El pulso de Artaud es similar al de Van Gogh. El célebre cuadro Campo de trigo con cuervos, óleo sobre lienzo de 1890, ampliado en la muestra en una pared que ocupa toda una sala y con el comentario de Artaud, que sostenía que los cuervos se habían apoderado del espíritu de Van Gogh, es uno de los momentos más intensos de la exposición. Quizá porque la muerte se hace visible o se anuncia en un campo de trigo que simboliza la vida y la productividad. O tal vez porque los cuervos están a punto de ganar la batalla. Ni la ayuda de Theo, su hermano, ni la voluntad de pintar hasta casi el último día de su vida, ni sus amores furtivos y violentos fueron capaces de contrarrestar la imagen sombría de la celda de aislamiento del hospital de Arlés donde estuvo confinado Van Gogh. ¿Es posible que casi nadie se haya percatado del valor de su pintura?

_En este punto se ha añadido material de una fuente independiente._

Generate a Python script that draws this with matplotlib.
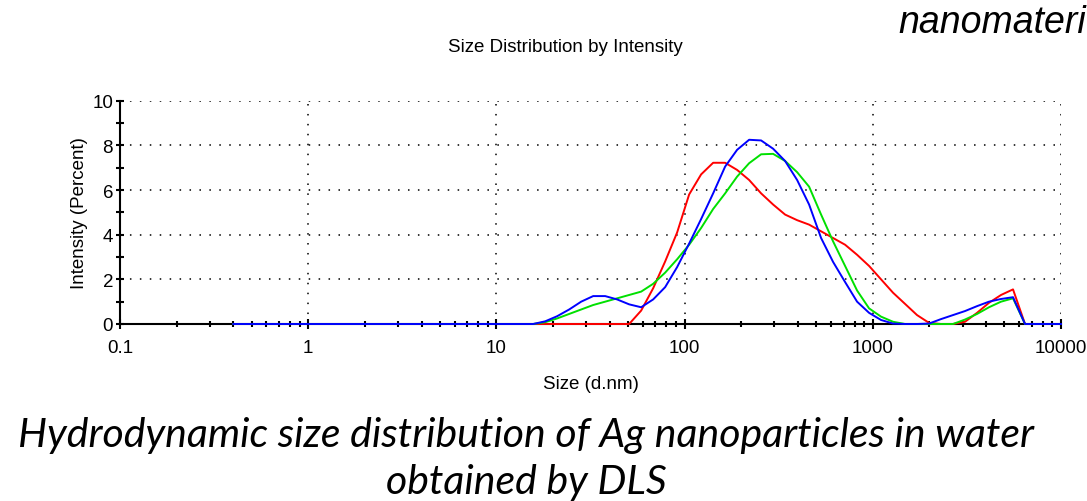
import matplotlib
matplotlib.use("Agg")
import matplotlib.pyplot as plt
from matplotlib.ticker import LogLocator, FixedLocator, NullFormatter

plt.rcParams['font.family'] = ['Liberation Sans', 'DejaVu Sans']

# Malvern size bins (d.nm)
sizes = [0.4, 0.463, 0.536, 0.621, 0.719, 0.833, 0.965, 1.117, 1.294, 1.499,
         1.736, 2.01, 2.328, 2.696, 3.122, 3.615, 4.187, 4.849, 5.615, 6.503,
         7.531, 8.721, 10.1, 11.7, 13.54, 15.69, 18.17, 21.04, 24.36, 28.21,
         32.67, 37.84, 43.82, 50.75, 58.77, 68.06, 78.82, 91.28, 105.7, 122.4,
         141.8, 164.2, 190.1, 220.2, 255.0, 295.3, 342.0, 396.1, 458.7, 531.2,
         615.1, 712.4, 825.0, 955.4, 1106, 1281, 1484, 1718, 1990, 2305,
         2669, 3091, 3580, 4145, 4801, 5560, 6439, 7456, 8635, 10000]

zeros_low = [0.0] * 25  # 0.4 .. 13.54 nm

red = zeros_low + [0.0, 0.0, 0.0, 0.0, 0.0,
                   0.0, 0.0, 0.0, 0.0, 0.6,
                   1.6, 2.8, 4.1, 5.8, 6.7,
                   7.22, 7.22, 6.9, 6.45, 5.85,
                   5.35, 4.9, 4.65, 4.45, 4.15,
                   3.85, 3.55, 3.1, 2.6, 2.0,
                   1.4, 0.9, 0.4, 0.05, 0.0,
                   0.0, 0.1, 0.5, 0.95, 1.3,
                   1.55, 0.0, 0.0, 0.0, 0.0]

green = zeros_low + [0.0, 0.08, 0.25, 0.45, 0.65,
                     0.85, 1.0, 1.15, 1.3, 1.45,
                     1.8, 2.3, 2.9, 3.55, 4.3,
                     5.15, 5.85, 6.6, 7.2, 7.6,
                     7.62, 7.3, 6.8, 6.15, 4.9,
                     3.7, 2.6, 1.5, 0.7, 0.33,
                     0.1, 0.0, 0.0, 0.0, 0.0,
                     0.0, 0.2, 0.45, 0.75, 1.0,
                     1.15, 0.0, 0.0, 0.0, 0.0]

blue = zeros_low + [0.0, 0.12, 0.35, 0.65, 1.0,
                    1.25, 1.25, 1.1, 0.88, 0.75,
                    1.1, 1.65, 2.55, 3.6, 4.7,
                    5.85, 7.05, 7.8, 8.25, 8.22,
                    7.85, 7.3, 6.45, 5.35, 3.85,
                    2.78, 1.88, 1.0, 0.5, 0.18,
                    0.02, 0.0, 0.0, 0.02, 0.22,
                    0.4, 0.58, 0.8, 1.0, 1.12,
                    1.2, 0.0, 0.0, 0.0, 0.0]

fig = plt.figure(figsize=(10.87, 5.02), dpi=100)
ax = fig.add_axes([120 / 1087, 1 - 325 / 502, (1061 - 120) / 1087, (325 - 101.7) / 502])

ax.plot(sizes, red, color='#ff0000', lw=1.4, zorder=3, clip_on=False)
ax.plot(sizes, green, color='#00e000', lw=1.4, zorder=3, clip_on=False)
ax.plot(sizes, blue, color='#0000ff', lw=1.4, zorder=4, clip_on=False)

ax.set_xscale('log')
ax.set_xlim(0.1, 10000)
ax.set_ylim(0, 10)

ax.spines['top'].set_visible(False)
ax.spines['right'].set_visible(False)
ax.spines['left'].set_linewidth(1.5)
ax.spines['bottom'].set_linewidth(1.5)

ax.xaxis.set_major_locator(FixedLocator([0.1, 1, 10, 100, 1000, 10000]))
ax.xaxis.set_minor_locator(LogLocator(base=10, subs=range(2, 10), numticks=20))
ax.xaxis.set_minor_formatter(NullFormatter())
ax.set_xticklabels(['0.1', '1', '10', '100', '1000', '10000'])
ax.set_yticks([0, 2, 4, 6, 8, 10])
ax.set_yticks([1, 3, 5, 7, 9], minor=True)

ax.tick_params(axis='x', which='major', direction='inout', length=7, width=1.5, pad=7, labelsize=13.5)
ax.tick_params(axis='x', which='minor', direction='inout', length=5, width=1.5)
ax.tick_params(axis='y', which='major', direction='inout', length=6, width=1.5, pad=2, labelsize=13.5)
ax.tick_params(axis='y', which='minor', direction='inout', length=6, width=1.5)

# dotted grid
grid_style = dict(color='black', lw=1.1, linestyle=(0, (1, 5.5)))
for gx in [1, 10, 100, 1000, 10000]:
    ax.axvline(gx, zorder=1, **grid_style)
for gy in [2, 4, 6, 8, 10]:
    ax.axhline(gy, zorder=1, **grid_style)

fig.text(565 / 1087, 1 - 47 / 502, 'Size Distribution by Intensity', ha='center', va='center', fontsize=13.5)
ax.set_xlabel('Size (d.nm)', fontsize=13.5, labelpad=14)
ax.set_ylabel('Intensity (Percent)', fontsize=13.5, labelpad=3)

fig.text(898 / 1087, 1 - 33 / 502, 'nanomateri', ha='left', va='baseline', fontsize=27, style='italic')

fig.text(526 / 1087, 1 - 436 / 502, 'Hydrodynamic size distribution of Ag nanoparticles in water',
         ha='center', va='center', fontsize=29.5, style='italic', family=['Lato', 'DejaVu Sans'])
fig.text(526 / 1087, 1 - 483 / 502, 'obtained by DLS',
         ha='center', va='center', fontsize=29.5, style='italic', family=['Lato', 'DejaVu Sans'])

fig.savefig('out.png', dpi=100)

En la muestra del Museo de Orsay hay dibujos de Antonin Artaud. Uno de ellos contiene rostros dibujados y palabras que no dicen nada en apariencia y lo dicen todo respecto a esa zona inexplicable del ser humano de la que sólo el arte da cuenta. El discurso de la razón no tiene nada que ver con el hecho estético. El 4 de marzo de 1948 Artaud es encontrado muerto, sentado al pie de su cama, por personal del sanatorio Salpêtrière. Sus últimas palabras estaban escritas en un cuaderno que llevaba consigo. Y eran éstas: "Seguir haciendo de mí este embrujado eterno?".

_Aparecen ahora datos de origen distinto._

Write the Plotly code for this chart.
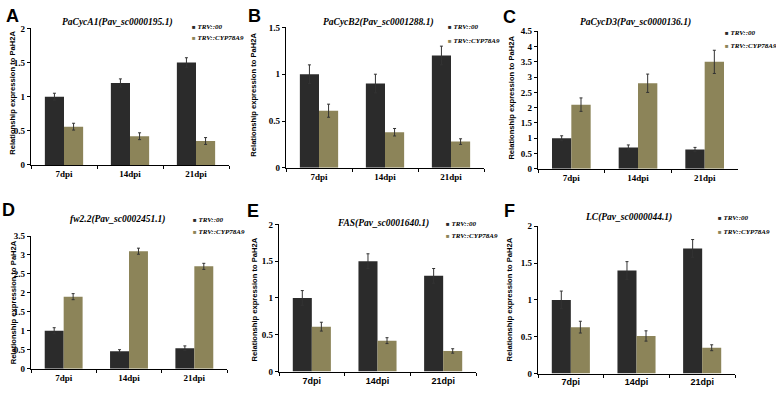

El 29 de julio de 1890, Vincent, acurrucado en brazos de su hermano, dijo sus últimas palabras a Theo: "Quiero morir así". Su corazón fanático, sus deseos de que la pintura fuera más verdadera que la vida, se apagaron como los de Artaud en un mundo que no hizo nada, o muy poco, para comprenderlos. Es probable que esta muestra, que hasta el 6 de julio puede visitarse en uno de los museos más bellos del mundo, nos sirva para reflexionar sobre cierta indiferencia que en distintas épocas se ha tenido frente aquello que el arte ofrece mucho antes de que críticos y académicos determinen su valor. Tanto a Van Gogh como a Artaud los esperaba el reconocimiento en la posteridad. Pero la vida, la única que tuvo cada uno, fue una permanente lucha contra las convenciones de la época. La experiencia de la felicidad sólo la conocieron a través de la experiencia estética. Pero el mundo, que es la única morada del hombre, los trató como extranjeros. O mejor: como extraños en una tierra sombría. La muestra del Museo de Orsay los acerca a nosotros y los convierte en contemporáneos. Como fantasmas, Artaud y Van Gogh conversan a orillas del Sena. Y esa charla resulta tan verdadera que nos interpela. En los ojos de uno y de otro hay destellos de furia. Antes que la enfermedad los mató la indiferencia, la desidia, la crueldad que significa no saber o no poder mirar al otro.